One potentially lucrative investment strategy is to focus on businesses that are challenging the status quo. Developing innovative products and services, with the mentality to constantly question why things are the way they are, can result in massive gains for companies and their shareholders over time.
Along that same vein, here are three disruptors that I love right now. They have the potential to be huge winners in the stock market.
The first disruptor you should know about is Coinbase Global (COIN -3.98%). Most people know about this business as one of the first cryptocurrency exchanges and brokerages. Management's initial focus was to make it as easy as possible to buy and sell Bitcoin. Since then, Coinbase's capabilities have significantly expanded. As of Dec. 31, the company allows for trading in 139 different cryptocurrencies and custody for 172.
Many investors are turned off by the fact that Coinbase generated 93% of its total 2021 net revenue from volatile and unpredictable transaction fees. But management understands that in order to be successful over the long term, it needs to position the business to capitalize on crypto's transition from speculation to actual utility. That's why initiatives like Coinbase Cloud, a platform to help developers build crypto-related applications, and Coinbase NFT, a marketplace to mint and trade non-fungible tokens (NFTs), are a huge focus right now.

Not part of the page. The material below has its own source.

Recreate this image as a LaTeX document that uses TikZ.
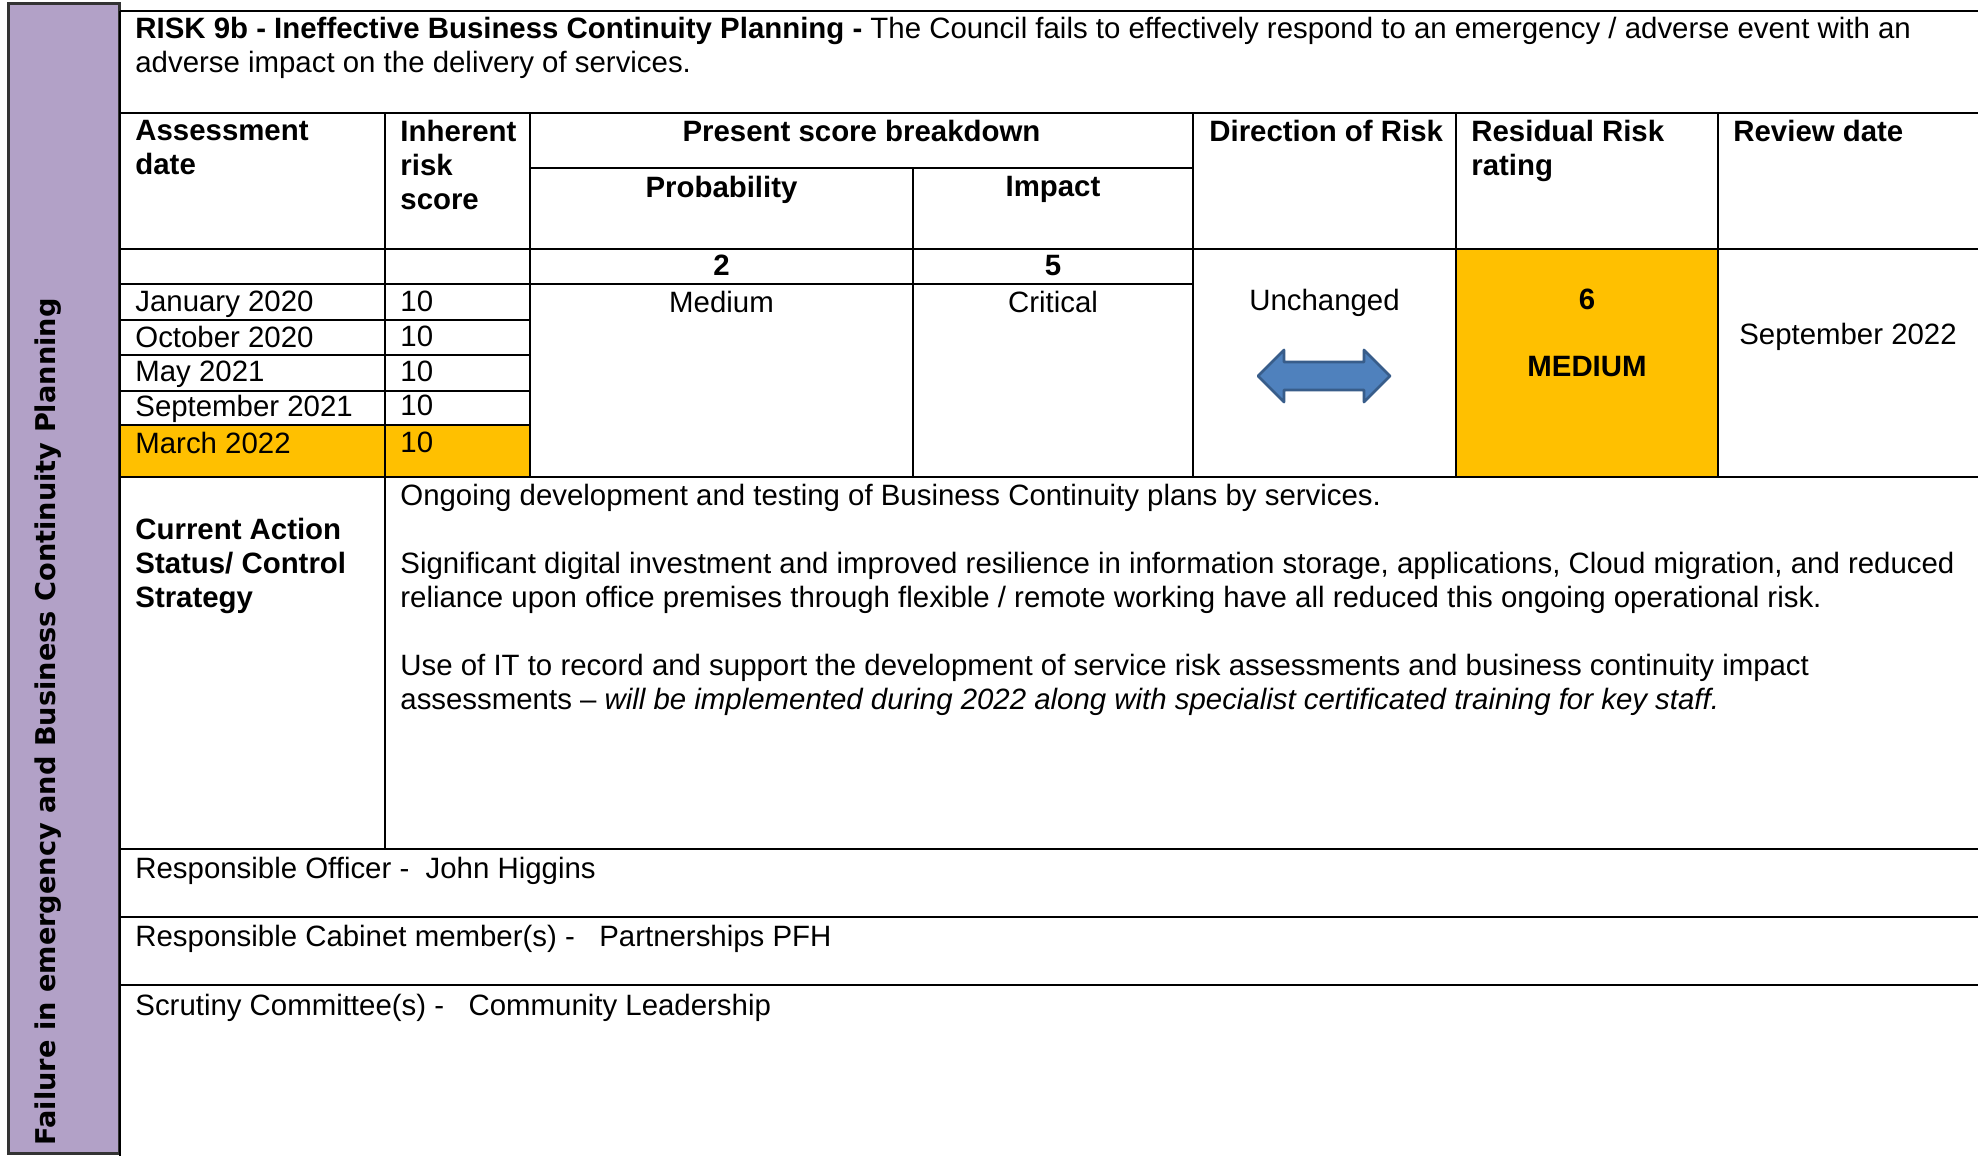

In 2021, Coinbase posted $3.6 billion of profit on $7.4 billion of net revenue, producing a net income margin of 48.6%. For a company that is in hypergrowth mode, that kind of profitability is incredible. The stock also trades for an attractive valuation, at just nine times trailing-12-month net income. An investment in Coinbase is a bet on the continued growth of the entire crypto industry.
The next disruptor I like right now is Peloton Interactive (PTON -6.31%). It's without question that this once high-flying stock has seen better days. Management, led by previous CEO and co-founder John Foley, completely misjudged demand as economies reopened, investing in supply chain and manufacturing capacity, only to be hit with a new reality of slower growth coming out of the pandemic.
But with new CEO Barry McCarthy at the helm, and pessimism surrounding the stock through the roof, I think a brighter future is ahead. This business created the connected fitness category, and its products -- like the Bike, Bike+, and Tread, and its digital-only app -- are incredibly popular with workout junkies, as there were 3.6 million total subscribers as of Dec. 31. Emphasizing the Peloton brand and user experience will be key going forward.
Not only has the company developed a game-changing exercise platform, as well as innovative fitness equipment, but McCarthy is starting to think outside the box when it comes to Peloton's pricing strategy. In order to get more bikes and treadmills into as many households as possible, management is testing out a single monthly price for consumers in select markets in an effort to reduce customer friction. Trying to generate more revenue over time from subscription fees, which carry a gross margin of 67.9%, is the right move.
Upstart Holdings (UPST -5.10%) might just be the most disruptive company on this list. The fintech business, led by CEO and co-founder Dave Girouard, has developed a platform that leverages artificial intelligence to inform lending decisions. By partnering with other banks, Upstart doesn't directly take on credit risk. Using thousands of data points about a borrower, the company's goal is to increase accessibility of credit to those who might otherwise not be approved for loans through traditional channels. This system has the potential to completely upend the old FICO model.
The business is young, having been founded in 2012 and entering the public market in December 2020. Unsurprisingly, growth has been superb. Total loan volume and revenue surged 338% and 264%, respectively, in 2021 compared with the prior year. And Upstart is profitable, producing net income of $135 million last year.
While Upstart has so far primarily only offered personal loans, the business is slowly making inroads into the $727 billion domestic auto-lending market, having signed up 10 bank partners and 410 different dealership locations. Looking ahead, management wants to penetrate the gargantuan mortgage market, which is estimated to be $4.6 trillion in the U.S.
With shares down almost 50% this year, investors have the opportunity to buy Upstart on the dip.